§ **COLLECTED DATA**
[start]

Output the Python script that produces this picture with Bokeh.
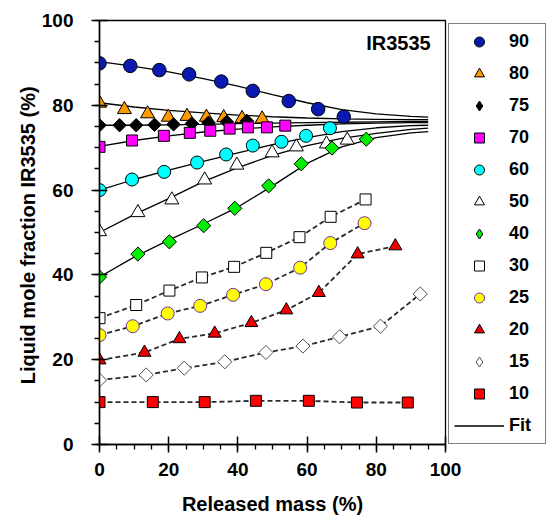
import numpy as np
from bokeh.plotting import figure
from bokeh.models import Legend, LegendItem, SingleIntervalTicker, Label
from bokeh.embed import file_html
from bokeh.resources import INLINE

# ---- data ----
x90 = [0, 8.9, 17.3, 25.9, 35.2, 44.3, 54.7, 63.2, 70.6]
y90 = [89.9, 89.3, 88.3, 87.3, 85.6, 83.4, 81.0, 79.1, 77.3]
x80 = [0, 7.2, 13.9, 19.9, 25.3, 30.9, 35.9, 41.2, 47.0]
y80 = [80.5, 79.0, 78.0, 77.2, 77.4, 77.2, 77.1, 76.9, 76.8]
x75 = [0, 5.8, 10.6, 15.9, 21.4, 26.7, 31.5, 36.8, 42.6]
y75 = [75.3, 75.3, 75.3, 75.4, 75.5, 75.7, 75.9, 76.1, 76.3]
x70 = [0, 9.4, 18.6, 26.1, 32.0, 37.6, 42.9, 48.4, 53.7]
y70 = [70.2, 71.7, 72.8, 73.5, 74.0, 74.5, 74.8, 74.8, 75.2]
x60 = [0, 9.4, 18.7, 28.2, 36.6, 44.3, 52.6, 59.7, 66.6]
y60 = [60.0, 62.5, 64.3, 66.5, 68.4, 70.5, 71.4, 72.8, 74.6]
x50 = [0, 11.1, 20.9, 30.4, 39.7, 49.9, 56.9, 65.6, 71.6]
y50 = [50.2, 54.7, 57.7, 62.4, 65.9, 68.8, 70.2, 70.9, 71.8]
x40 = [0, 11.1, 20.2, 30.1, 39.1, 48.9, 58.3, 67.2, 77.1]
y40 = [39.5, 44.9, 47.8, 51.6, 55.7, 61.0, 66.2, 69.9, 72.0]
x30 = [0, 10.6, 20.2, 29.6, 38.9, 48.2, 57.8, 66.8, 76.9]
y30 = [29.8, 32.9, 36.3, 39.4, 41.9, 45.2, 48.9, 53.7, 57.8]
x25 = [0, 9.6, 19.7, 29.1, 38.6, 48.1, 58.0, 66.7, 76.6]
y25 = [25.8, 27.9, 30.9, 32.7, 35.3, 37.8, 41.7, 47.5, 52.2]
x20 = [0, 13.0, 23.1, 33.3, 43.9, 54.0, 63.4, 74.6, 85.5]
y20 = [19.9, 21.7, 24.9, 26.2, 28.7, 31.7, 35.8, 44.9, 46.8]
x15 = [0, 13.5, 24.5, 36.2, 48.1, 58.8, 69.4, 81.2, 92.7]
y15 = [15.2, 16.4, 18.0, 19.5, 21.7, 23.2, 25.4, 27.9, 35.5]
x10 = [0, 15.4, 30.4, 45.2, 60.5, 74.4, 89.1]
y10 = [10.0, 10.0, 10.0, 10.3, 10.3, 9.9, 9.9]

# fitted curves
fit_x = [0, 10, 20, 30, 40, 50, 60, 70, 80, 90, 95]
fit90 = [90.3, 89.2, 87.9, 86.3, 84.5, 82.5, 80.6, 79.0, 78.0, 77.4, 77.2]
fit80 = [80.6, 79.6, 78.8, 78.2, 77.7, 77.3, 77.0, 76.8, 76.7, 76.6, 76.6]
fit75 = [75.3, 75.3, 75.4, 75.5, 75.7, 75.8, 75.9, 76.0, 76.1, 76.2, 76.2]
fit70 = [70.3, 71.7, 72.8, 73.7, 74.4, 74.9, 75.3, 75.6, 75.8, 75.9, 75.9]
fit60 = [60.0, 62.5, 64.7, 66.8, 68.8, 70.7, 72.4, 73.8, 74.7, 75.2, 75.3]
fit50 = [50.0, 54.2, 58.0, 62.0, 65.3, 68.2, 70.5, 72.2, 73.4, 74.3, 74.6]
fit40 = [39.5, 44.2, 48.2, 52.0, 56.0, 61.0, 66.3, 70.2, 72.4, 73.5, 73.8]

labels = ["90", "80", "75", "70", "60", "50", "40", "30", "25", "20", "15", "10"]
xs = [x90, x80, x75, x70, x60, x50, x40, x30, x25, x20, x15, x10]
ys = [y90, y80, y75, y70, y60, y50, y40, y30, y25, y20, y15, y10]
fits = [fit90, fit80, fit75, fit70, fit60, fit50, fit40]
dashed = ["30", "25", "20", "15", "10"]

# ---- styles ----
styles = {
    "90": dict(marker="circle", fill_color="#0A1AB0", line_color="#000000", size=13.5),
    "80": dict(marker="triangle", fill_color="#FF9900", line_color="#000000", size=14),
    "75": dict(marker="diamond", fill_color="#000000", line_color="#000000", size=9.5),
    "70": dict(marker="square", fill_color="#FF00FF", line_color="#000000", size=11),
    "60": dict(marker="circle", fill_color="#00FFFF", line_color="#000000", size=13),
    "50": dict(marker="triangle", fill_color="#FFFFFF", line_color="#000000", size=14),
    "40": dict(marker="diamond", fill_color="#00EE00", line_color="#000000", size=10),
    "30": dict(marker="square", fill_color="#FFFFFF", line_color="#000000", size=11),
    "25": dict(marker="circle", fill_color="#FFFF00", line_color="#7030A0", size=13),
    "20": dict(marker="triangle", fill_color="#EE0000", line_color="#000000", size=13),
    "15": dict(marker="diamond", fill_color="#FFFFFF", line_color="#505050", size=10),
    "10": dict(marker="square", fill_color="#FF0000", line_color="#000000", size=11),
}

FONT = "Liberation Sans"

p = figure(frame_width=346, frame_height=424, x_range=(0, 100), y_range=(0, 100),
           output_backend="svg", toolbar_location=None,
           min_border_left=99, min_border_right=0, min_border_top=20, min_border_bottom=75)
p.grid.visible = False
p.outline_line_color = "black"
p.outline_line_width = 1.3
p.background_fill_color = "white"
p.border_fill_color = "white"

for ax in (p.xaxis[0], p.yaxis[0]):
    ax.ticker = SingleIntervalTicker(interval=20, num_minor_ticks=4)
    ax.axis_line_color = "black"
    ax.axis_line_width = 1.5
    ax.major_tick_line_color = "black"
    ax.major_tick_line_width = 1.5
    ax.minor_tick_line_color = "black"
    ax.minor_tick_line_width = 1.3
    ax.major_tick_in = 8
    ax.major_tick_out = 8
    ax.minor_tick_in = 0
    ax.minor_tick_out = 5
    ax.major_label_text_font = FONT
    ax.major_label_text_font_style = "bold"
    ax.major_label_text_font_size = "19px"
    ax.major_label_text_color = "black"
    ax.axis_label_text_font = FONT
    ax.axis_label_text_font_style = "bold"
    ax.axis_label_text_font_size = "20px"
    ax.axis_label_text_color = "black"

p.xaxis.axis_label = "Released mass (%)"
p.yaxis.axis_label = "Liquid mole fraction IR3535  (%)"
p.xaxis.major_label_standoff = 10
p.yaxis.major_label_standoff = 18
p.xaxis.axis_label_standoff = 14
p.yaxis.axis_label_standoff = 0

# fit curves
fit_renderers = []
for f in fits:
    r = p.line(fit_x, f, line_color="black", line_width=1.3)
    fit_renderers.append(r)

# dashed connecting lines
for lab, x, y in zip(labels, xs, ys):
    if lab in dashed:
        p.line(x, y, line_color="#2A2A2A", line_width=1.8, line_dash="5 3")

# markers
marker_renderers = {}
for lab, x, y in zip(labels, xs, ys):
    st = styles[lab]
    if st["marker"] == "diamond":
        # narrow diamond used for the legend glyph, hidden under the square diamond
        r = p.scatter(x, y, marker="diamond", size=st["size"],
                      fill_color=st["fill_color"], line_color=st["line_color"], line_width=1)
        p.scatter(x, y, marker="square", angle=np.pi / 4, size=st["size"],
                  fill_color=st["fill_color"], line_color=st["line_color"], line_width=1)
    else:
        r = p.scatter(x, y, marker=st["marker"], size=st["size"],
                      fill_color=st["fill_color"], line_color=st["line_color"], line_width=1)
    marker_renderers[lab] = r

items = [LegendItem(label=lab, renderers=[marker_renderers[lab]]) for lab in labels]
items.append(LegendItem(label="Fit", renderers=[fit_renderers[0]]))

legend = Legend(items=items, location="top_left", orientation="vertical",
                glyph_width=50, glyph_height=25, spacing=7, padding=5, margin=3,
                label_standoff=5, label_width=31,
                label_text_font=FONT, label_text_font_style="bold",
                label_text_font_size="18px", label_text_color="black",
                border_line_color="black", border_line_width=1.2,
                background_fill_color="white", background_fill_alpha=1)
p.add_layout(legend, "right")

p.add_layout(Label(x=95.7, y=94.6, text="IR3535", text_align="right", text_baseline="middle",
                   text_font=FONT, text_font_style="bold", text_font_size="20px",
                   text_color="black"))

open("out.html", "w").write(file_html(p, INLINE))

[end]

§ **REQUIRED TASK**
Copy each line above that contains the string "picture".

§ **COMPLETE ANSWER**
Output the Python script that produces this picture with Bokeh.

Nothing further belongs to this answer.